Former England midfielder Frank Lampard is liaising with the Football Association about a career in coaching.
The ex-West Ham, Chelsea and Manchester City midfielder called time on his medal-laden, 21-year career on Thursday.
Lampard left Major League Soccer side New York City FC at the end of last year and is now working towards his coaching qualifications with help from the FA.
Press Association Sport understands the governing body made contact with him shortly after moving to the United States in the summer of 2015, presenting him with coaching options and the way it could help.
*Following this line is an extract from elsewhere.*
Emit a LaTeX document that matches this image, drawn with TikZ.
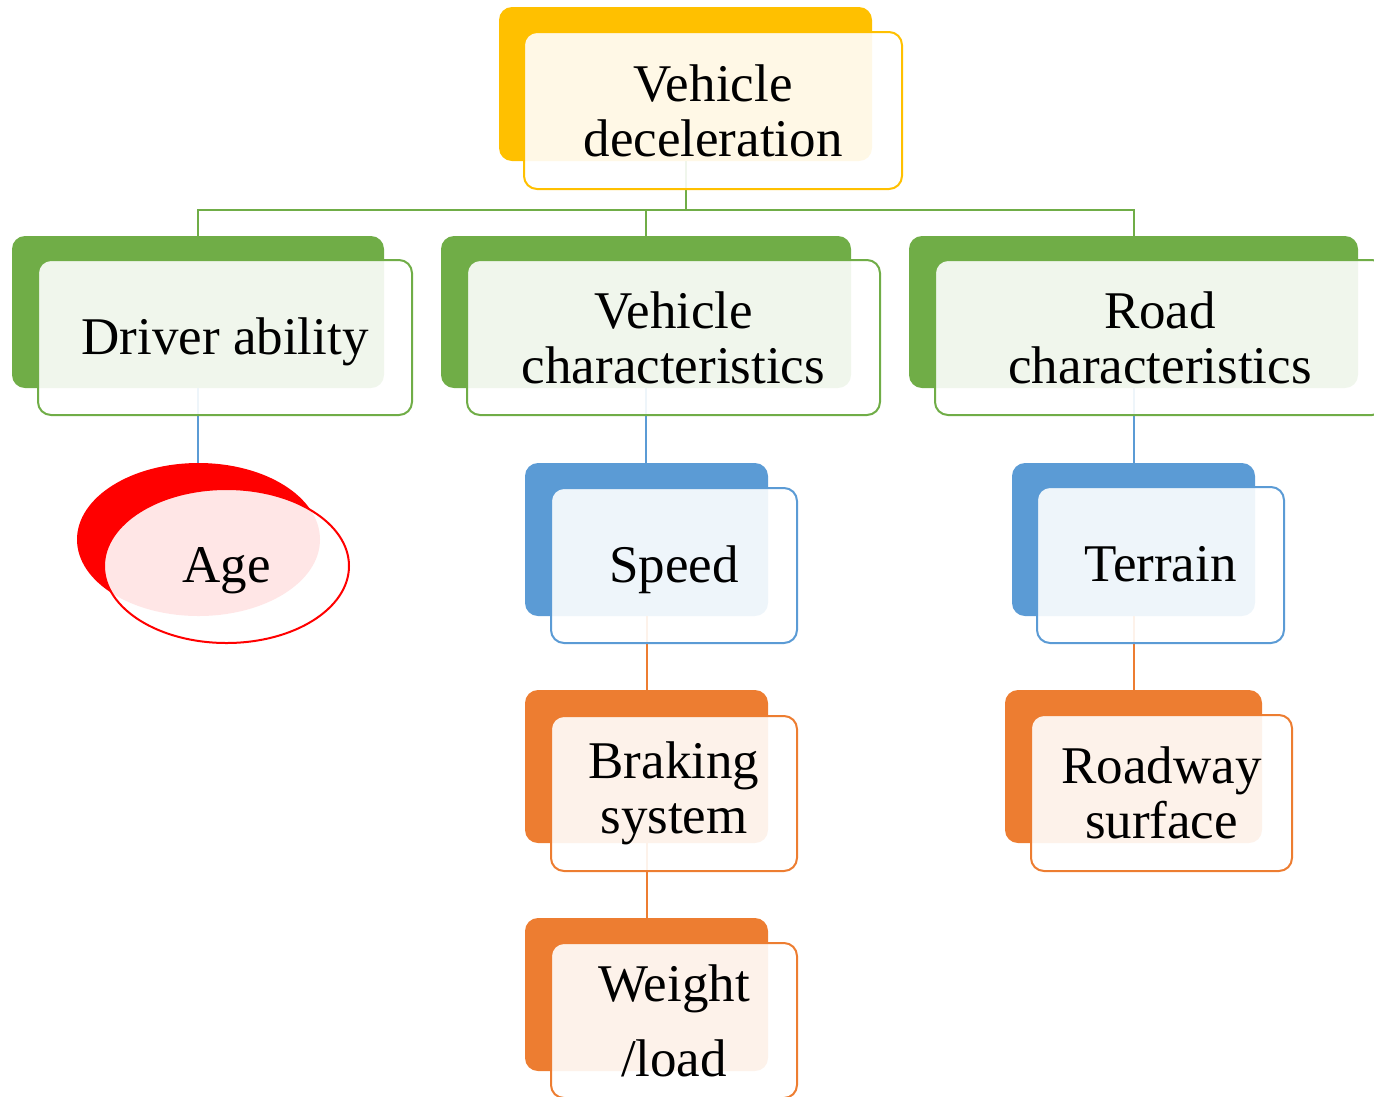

The FA is in dialogue with the likes of Lampard, Ashley Cole and Paul Scholes, as well as current England captain Wayne Rooney, about coaching development, although such help does not include a guarantee of work within its structure.
The 38-year-old hinted at a future in management when announcing the end of his playing career on Thursday.
"After 21 incredible years, I have decided that now is the right time to finish my career as a professional footballer,'' Lampard wrote on Instagram.
"Whilst I have received a number of exciting offers to continue playing at home and abroad, at 38 I feel now is the time to begin the next chapter in my life.
"Looking forward, I'm grateful to the FA (Football Association) for the opportunity to study for my coaching qualifications and I look forward to pursuing the off-field opportunities that this decision opens."
Former Liverpool captain Steven Gerrard retired last November and has since taken up a role with the Reds' academy.